The first time conductor George Szell saw eccentric pianist Glenn Gould take hold of a piano, he exclaimed "No doubt about it—that nut’s a genius!" Wildly over-dressed in a heavy coat and gloves (even in summer) and dependant on playing seated only upon his father’s ragged chair, Gould was either a genius or mildly autistic—or maybe both. This pair of short documentaries pays tribute to the talent and mythology of a man who died too soon, and quit performing live far sooner. Mary Pickford Auditorium at Claremont McKenna College, Bauer South, 500 E. 9th St., Claremont. Thurs., Oct. 12th, 8 p.m. Free.
THE TRIALS OF DARRYL HUNT
In 1984, an all-white jury in Winston-Salem, North Carolina, convicted black teenager Darryl Hunt of the rape, sodomy and murder of Deborah Sykes, based wholly on the testimony of a Klu Klux Klan member. In 1994, DNA evidence proved Hunt’s innocence, yet he was left pacing his jail cell for ten more years. By digging out the true motives in this modern day witchhunt, this impassioned documentary is a reminder that legal justice from Salem to Winston-Salem continues to be a tainted business. Garrison Theater at Scripps College, 231 E. 10th St., Claremont. Wed., 7:30 p.m. Free.

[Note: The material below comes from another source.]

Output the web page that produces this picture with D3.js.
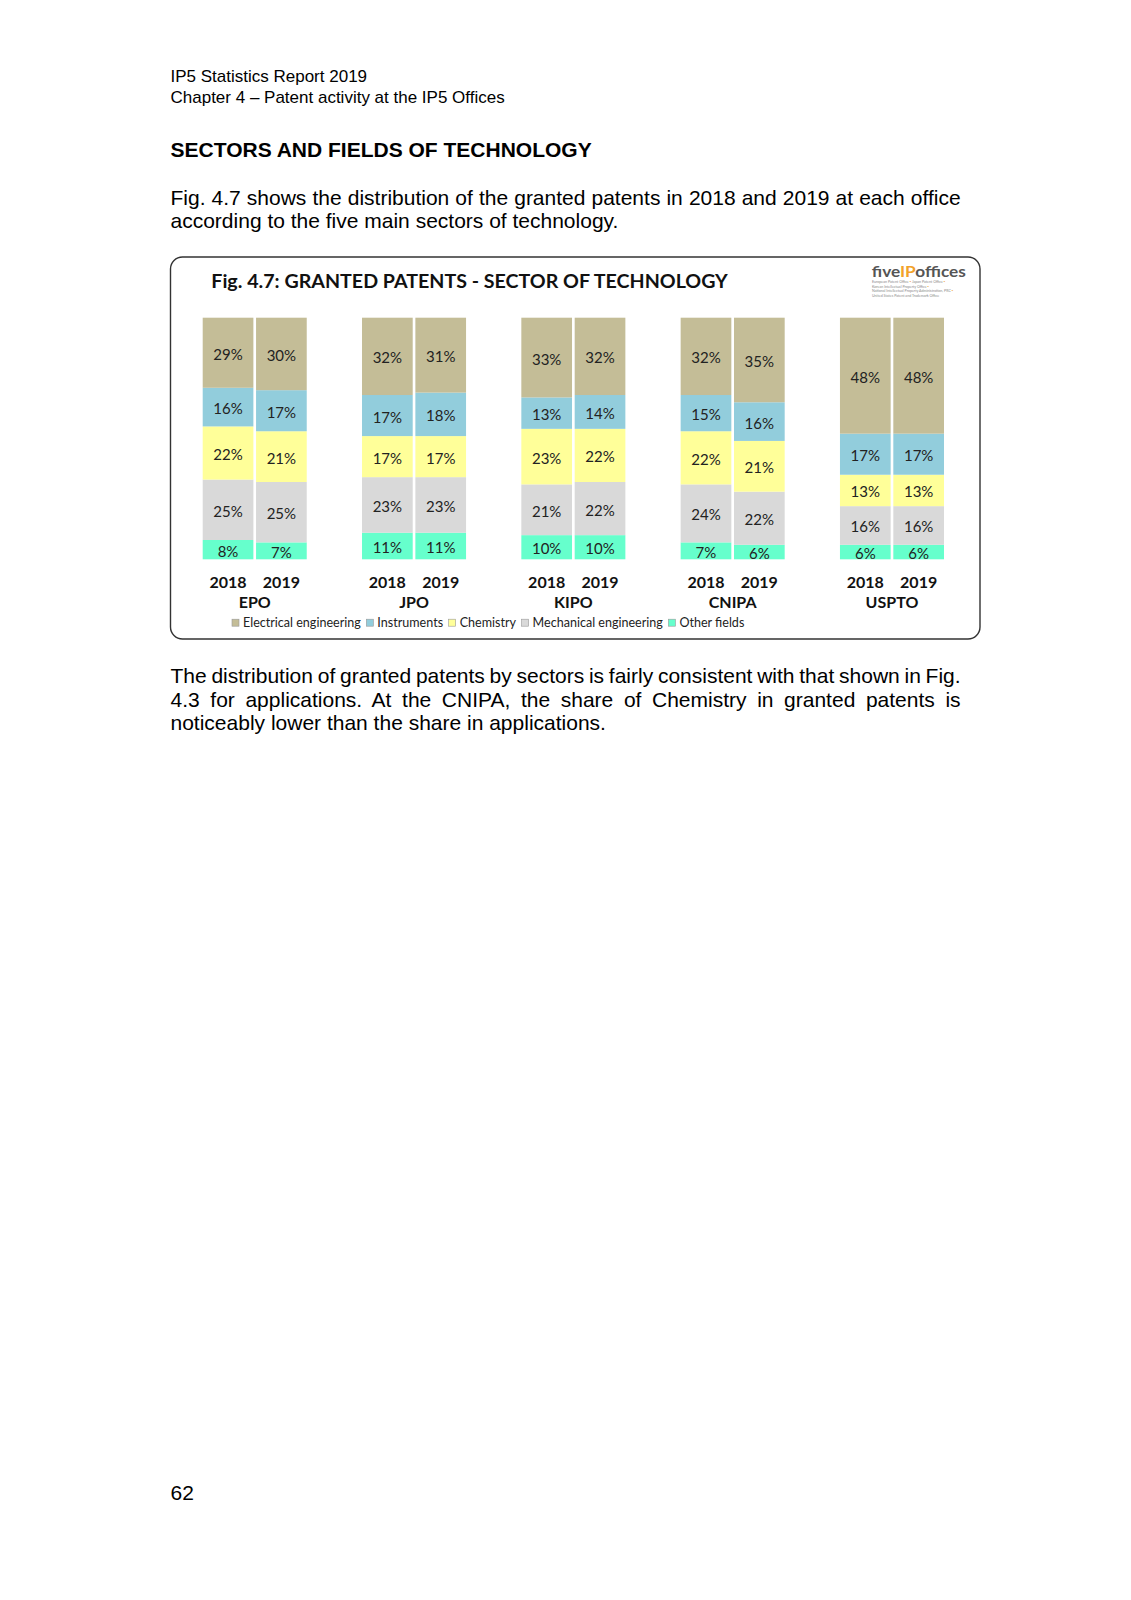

IN RWANDA WE SAY . . . THE FAMILY THAT DOES NOT SPEAK DIES
From a country at it’s lowest comes this honest and painful tale of forgiveness. Rwanda was never a big nation, and it’s only gotten smaller with the ethnically-motivated slaughter of 800,000 of its Tutsi civilians. When a man suspected of slaughtering many is sent by a tribunal to live among the people he victimized, this documentary follows the emotional struggles of himself and his new neighbors to move forward from the innocence they both lost. Mary Pickford Auditorium at Claremont McKenna College, Bauer South, 500 E. 9th Street, Claremont. Thurs., Oct. 19th, 8 p.m. Free.